«Ce n'est plus comme c'était avant»

Ils et elles ont des résidences qui leur sont réservées. Dans certains cas, c'est même tout un quartier d'une ville qui leur est dédié. En fait, bientôt, il n'y aura plus au Québec une ville, voire un village de quelque importance, qui ne comptera pas sur son territoire une résidence pour retraités. Le monde de l'habitation vit une transformation rapide.
S'il y a une révolution culturelle qui a cours, mais qui n'entraîne pas encore une abondante littérature, et cela étant un fait quand on exclut l'édition spécialisée, c'est bien celle qui se produit dans les relations intergénérationnelles. Si, en réalité, il y a bien un cas où «ce n'est plus comme c'était avant», c'est cet univers des liens qui unissent enfants et parents et celui des comportements affichés au moment où les aînés atteignent l'âge de la retraite.En fait, l'organisation sociale subit une métamorphose. Relisez ainsi les oeuvres d'une Jane Austen et autres consorts et vous verrez qu'il ne se retrouve plus dans une lointaine Angleterre, ce modèle qui imposait à l'aîné la gestion des biens et à un autre un séjour dans un des services de l'État. Au Québec, la même formule s'appliquait aussi à la famille terrienne: à l'un la terre et à un autre, fille ou garçon, sa mise au service de l'Église. Et souvenez-vous aussi que la «cheffe» du clan déclarait souvent que «la petite dernière est à moi», à savoir qu'elle allait s'occuper de sa mère jusqu'à sa mort et ainsi mourir «vieille fille». Et qui héritait de la demeure familiale savait ce qui l'attendait en retour: il aurait à héberger et nourrir les ancêtres, et ainsi les accompagner jusqu'à leur dernier souffle.
Ce monde n'est plus.
S'établir une fois de plus
Auparavant, si on pensait à la retraite, le discours qui en découlait portait d'abord sur l'organisation et la planification du temps de loisir. Aujourd'hui, non seulement on se demande si oui ou non on quittera son emploi, mais aussi on se dit que, la retraite venue, sans doute un déménagement s'imposera: et de l'argent reçu lors de la vente de la résidence familiale, il en restera suffisamment pour penser à s'établir dans ce qui ne s'appelle plus «une maison de retraite» mais est devenu une «résidence pour retraités».

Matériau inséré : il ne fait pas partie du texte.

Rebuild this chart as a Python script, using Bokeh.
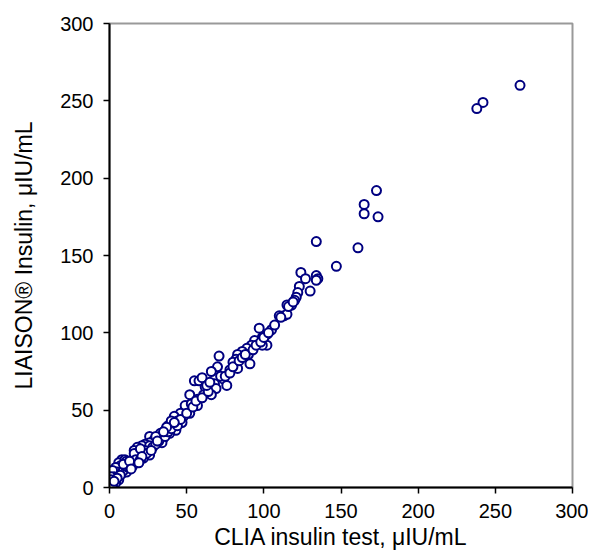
from bokeh.plotting import figure
from bokeh.models import Range1d, FixedTicker, ColumnDataSource
from bokeh.embed import file_html
from bokeh.resources import INLINE

# CLIA insulin test (x) vs LIAISON insulin (y), uIU/mL
clia = [266, 242, 238, 173, 165, 165, 174, 134, 161, 147, 124, 127, 134, 135, 134, 123, 130, 122, 121,
        120, 115, 118, 110, 113, 115, 116, 119, 105, 97, 102, 99, 94, 102, 99, 92, 89, 86, 83, 90, 82,
        80, 83, 78, 91, 71, 70, 66, 74, 76, 55, 58, 60, 68, 62, 69, 66, 61, 52, 57, 51, 57, 49, 53, 48,
        52, 46, 42, 44, 47, 41, 38, 36, 43, 39, 33, 26, 29, 35, 34, 26, 23, 21, 18, 26, 23, 16, 26, 20,
        18, 22, 16, 8, 6, 10, 7, 10, 4, 5, 2, 8, 3, 1, 6, 4, 2, 1,
        12, 13, 11, 14, 9, 7, 5, 3, 12, 15, 17, 20, 24, 28, 30, 32, 36, 38, 40, 44, 46, 50, 54, 56, 60,
        64, 63, 65, 72, 75, 78, 80, 84, 86, 88, 93, 95, 98, 100, 103, 107, 111, 10, 11, 9, 13, 20, 30,
        31, 40, 42, 37, 35, 27, 21, 19, 14]
liaison = [260, 249, 245, 192, 183, 177, 175, 159, 155, 143, 139, 135, 137, 135, 134, 130, 127, 126, 123,
           121, 118, 118, 111, 111, 112, 117, 120, 102, 103, 99, 97, 95, 92, 92, 92, 90, 88, 86, 86, 83,
           81, 77, 76, 80, 85, 78, 75, 70, 66, 69, 69, 71, 67, 65, 64, 60, 60, 60, 57, 53, 53, 53, 54, 46,
           48, 48, 46, 43, 42, 40, 40, 37, 37, 35, 35, 33, 31, 32, 29, 29, 28, 27, 26, 27, 24, 24, 21, 23,
           20, 19, 22, 18, 16, 18, 14, 12, 13, 10, 11, 9, 7, 7, 5, 3, 2, 5,
           15, 12, 10, 16, 11, 8, 6, 4, 13, 14, 18, 18, 22, 26, 28, 30, 33, 36, 38, 40, 44, 48, 52, 56, 58,
           62, 66, 68, 72, 72, 74, 78, 82, 84, 86, 89, 92, 94, 97, 100, 105, 110, 14, 17, 15, 17, 25, 33,
           30, 43, 42, 39, 36, 24, 20, 16, 12]
ticks = [0, 50, 100, 150, 200, 250, 300]

FONT = "Liberation Sans"

p = figure(width=588, height=558, output_backend="svg", toolbar_location=None,
           x_range=Range1d(0, 300), y_range=Range1d(0, 300),
           min_border_left=109, min_border_right=16, min_border_top=23, min_border_bottom=71)
p.grid.visible = False
p.outline_line_color = "#999999"
p.outline_line_width = 2
p.background_fill_color = "white"
p.border_fill_color = "white"

src = ColumnDataSource(dict(x=clia, y=liaison))
p.scatter("x", "y", source=src, size=9, marker="circle", line_color="#000080",
          line_width=2, fill_color="white")

for ax in (p.xaxis[0], p.yaxis[0]):
    ax.ticker = FixedTicker(ticks=ticks)
    ax.axis_line_color = "black"
    ax.axis_line_width = 2
    ax.major_tick_line_color = "black"
    ax.major_tick_line_width = 1.5
    ax.major_tick_out = 6
    ax.major_tick_in = 0
    ax.minor_tick_line_color = None
    ax.major_label_text_font = FONT
    ax.major_label_text_font_size = "20px"
    ax.major_label_text_color = "black"
    ax.axis_label_text_font = FONT
    ax.axis_label_text_font_size = "23px"
    ax.axis_label_text_font_style = "normal"
    ax.axis_label_text_color = "black"

p.xaxis[0].axis_label = "CLIA insulin test, μIU/mL"
p.yaxis[0].axis_label = "LIAISON® Insulin, μIU/mL"
p.xaxis[0].major_label_standoff = 10
p.xaxis[0].axis_label_standoff = 3
p.yaxis[0].major_label_standoff = 10
p.yaxis[0].axis_label_standoff = 20

open("out.html", "w").write(file_html(p, INLINE))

Et, dans un plus d'un cas, quand on dit «résidence», on veut vraiment dire «résidence». Prenons le Masterpiece de l'Île-des-Soeurs et écoutons sa porte-parole: «Les prix de location commencent à 2600 $ par mois et tout est inclus, excepté le téléphone: les trois repas par jour, l'entretien ménager une fois par semaine, les activités, le chauffage, l'électricité, le câble et la connexion Internet sans fil, le stationnement intérieur et un casier de rangement. Nous avons aussi un service de navette gratuit qui amène nos résidants au centre-ville pour leurs rendez-vous médicaux.» Et le repas du soir: un quatre-services et à l'heure souhaitée soit au grand restaurant, soit au bistro, soit au comptoir libre-service. La vie d'hôtel, quoi!
Selon ses besoins
Le sort des nantis n'est cependant pas le même pour tous. Mais on construit aussi pour accueillir le plus grand nombre possible de retraités ou futurs retraités, et ce, en tenant compte des variations de revenus. Ainsi, Visavie offre un service de consultation gratuit pour aider toute personne à identifier et obtenir un lieu de résidence qui convienne à ses besoins. Car tous n'ont pas la possibilité de pouvoir se voir offrir, comme le dit François Théorêt, de cet organisme d'aide à l'accès à des résidences, le luxe, le grand luxe: «On retrouve des produits de qualité et il y en a pour tous les goûts à tous les prix, soit à des coûts qui peuvent varier de mille à sept mille dollars par mois, voire huit mille dans certains cas.»
En fait, normalement, on pourrait dire qu'il en coûterait autour de mille dollars par mois pour accéder à un lieu, y trouver une chambre, et même plus grand dans une résidence, où, outre le lit et les repas, s'ajouteront des services, ceux de santé n'étant pas les moindres.
Bref, qui parle de résidence ne parle plus d'un lieu où les mots «maisons de retraite» ont une connotation négative. On y vivrait bien là, sans avoir à y sacrifier son autonomie, pour y obtenir un espace bien à soi et aussi retrouver une vie collective que souvent la maison individuelle ou le simple logement n'offre plus dans nos villes où la vie collective est souvent devenue inexistante.
À la retraite, il y aurait ainsi mieux à faire qu'à «s'encabaner».